**WHAT YOU WILL DO:** Leaving out every picture, copy the lines of the data exactly, from the first through the line containing "ax2 = ax.twinx()".

━━━━━━━━━━━━━━━━━━━━━━━━━━━━━━

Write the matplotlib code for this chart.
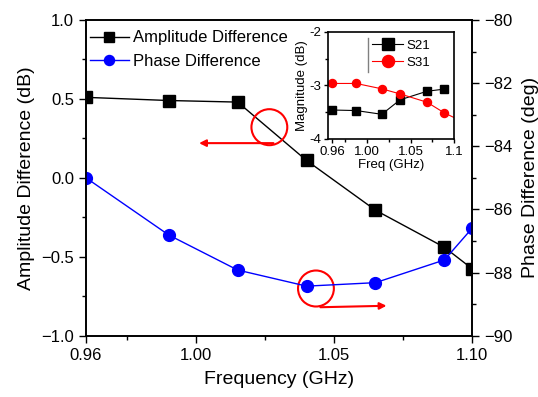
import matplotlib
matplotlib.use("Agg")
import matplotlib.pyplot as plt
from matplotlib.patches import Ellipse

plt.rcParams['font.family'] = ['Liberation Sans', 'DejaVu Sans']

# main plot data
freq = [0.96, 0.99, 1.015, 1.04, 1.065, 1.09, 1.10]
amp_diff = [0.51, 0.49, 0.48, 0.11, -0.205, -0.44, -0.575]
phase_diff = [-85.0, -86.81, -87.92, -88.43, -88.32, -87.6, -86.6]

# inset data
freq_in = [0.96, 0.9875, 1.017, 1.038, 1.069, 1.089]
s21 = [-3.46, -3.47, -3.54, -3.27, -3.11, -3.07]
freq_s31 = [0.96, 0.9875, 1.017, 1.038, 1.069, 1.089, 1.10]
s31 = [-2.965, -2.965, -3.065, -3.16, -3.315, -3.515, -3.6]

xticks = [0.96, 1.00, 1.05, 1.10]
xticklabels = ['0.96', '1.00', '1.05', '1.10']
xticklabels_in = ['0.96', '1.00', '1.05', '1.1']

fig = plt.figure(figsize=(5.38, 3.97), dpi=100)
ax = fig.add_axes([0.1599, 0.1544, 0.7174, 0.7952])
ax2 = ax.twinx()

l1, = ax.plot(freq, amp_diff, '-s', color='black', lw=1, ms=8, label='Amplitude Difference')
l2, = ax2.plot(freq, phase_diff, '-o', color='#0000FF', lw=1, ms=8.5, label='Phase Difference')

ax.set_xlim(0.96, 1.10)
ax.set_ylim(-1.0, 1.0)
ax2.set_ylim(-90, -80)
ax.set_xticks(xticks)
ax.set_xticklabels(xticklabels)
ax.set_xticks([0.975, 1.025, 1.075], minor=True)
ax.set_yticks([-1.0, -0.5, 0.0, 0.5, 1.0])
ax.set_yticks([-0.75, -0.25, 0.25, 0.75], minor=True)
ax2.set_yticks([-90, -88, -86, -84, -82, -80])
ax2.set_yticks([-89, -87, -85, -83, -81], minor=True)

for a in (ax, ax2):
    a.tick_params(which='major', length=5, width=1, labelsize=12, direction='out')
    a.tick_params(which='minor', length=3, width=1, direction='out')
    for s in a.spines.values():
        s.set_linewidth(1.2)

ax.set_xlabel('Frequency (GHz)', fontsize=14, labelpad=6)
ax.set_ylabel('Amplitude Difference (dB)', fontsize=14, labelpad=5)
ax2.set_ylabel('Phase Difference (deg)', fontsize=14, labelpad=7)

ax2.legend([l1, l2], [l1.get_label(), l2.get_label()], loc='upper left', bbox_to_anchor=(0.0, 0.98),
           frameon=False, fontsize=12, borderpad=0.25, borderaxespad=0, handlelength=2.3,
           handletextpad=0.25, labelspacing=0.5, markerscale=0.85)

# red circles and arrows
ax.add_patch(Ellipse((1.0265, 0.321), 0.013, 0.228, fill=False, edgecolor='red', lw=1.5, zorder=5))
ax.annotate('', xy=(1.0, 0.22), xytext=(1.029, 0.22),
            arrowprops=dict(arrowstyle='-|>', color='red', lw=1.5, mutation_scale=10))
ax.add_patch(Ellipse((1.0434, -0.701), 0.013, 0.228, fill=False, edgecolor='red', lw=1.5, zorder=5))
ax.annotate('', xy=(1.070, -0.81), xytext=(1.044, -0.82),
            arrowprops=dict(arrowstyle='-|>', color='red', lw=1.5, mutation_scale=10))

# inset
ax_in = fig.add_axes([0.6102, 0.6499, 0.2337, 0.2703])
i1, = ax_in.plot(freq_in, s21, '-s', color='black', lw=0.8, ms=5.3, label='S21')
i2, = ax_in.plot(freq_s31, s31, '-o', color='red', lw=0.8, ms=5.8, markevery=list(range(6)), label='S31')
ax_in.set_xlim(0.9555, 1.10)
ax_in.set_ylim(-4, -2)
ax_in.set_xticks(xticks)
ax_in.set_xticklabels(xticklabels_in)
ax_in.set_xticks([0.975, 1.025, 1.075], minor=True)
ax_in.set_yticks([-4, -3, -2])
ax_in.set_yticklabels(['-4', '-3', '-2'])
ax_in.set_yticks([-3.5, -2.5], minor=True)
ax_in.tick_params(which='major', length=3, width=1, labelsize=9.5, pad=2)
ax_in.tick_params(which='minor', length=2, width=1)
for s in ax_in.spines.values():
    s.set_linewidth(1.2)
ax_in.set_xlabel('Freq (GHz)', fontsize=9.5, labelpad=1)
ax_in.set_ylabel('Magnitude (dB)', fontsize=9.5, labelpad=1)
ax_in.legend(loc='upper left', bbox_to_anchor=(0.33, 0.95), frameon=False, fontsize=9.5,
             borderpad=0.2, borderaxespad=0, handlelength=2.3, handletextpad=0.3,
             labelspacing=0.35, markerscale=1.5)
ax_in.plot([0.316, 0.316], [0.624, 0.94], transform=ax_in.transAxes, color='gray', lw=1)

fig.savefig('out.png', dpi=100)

━━━━━━━━━━━━━━━━━━━━━━━━━━━━━━

**IN RESPONSE:**
Write the matplotlib code for this chart.
import matplotlib
matplotlib.use("Agg")
import matplotlib.pyplot as plt
from matplotlib.patches import Ellipse

plt.rcParams['font.family'] = ['Liberation Sans', 'DejaVu Sans']

# main plot data
freq = [0.96, 0.99, 1.015, 1.04, 1.065, 1.09, 1.10]
amp_diff = [0.51, 0.49, 0.48, 0.11, -0.205, -0.44, -0.575]
phase_diff = [-85.0, -86.81, -87.92, -88.43, -88.32, -87.6, -86.6]

# inset data
freq_in = [0.96, 0.9875, 1.017, 1.038, 1.069, 1.089]
s21 = [-3.46, -3.47, -3.54, -3.27, -3.11, -3.07]
freq_s31 = [0.96, 0.9875, 1.017, 1.038, 1.069, 1.089, 1.10]
s31 = [-2.965, -2.965, -3.065, -3.16, -3.315, -3.515, -3.6]

xticks = [0.96, 1.00, 1.05, 1.10]
xticklabels = ['0.96', '1.00', '1.05', '1.10']
xticklabels_in = ['0.96', '1.00', '1.05', '1.1']

fig = plt.figure(figsize=(5.38, 3.97), dpi=100)
ax = fig.add_axes([0.1599, 0.1544, 0.7174, 0.7952])
ax2 = ax.twinx()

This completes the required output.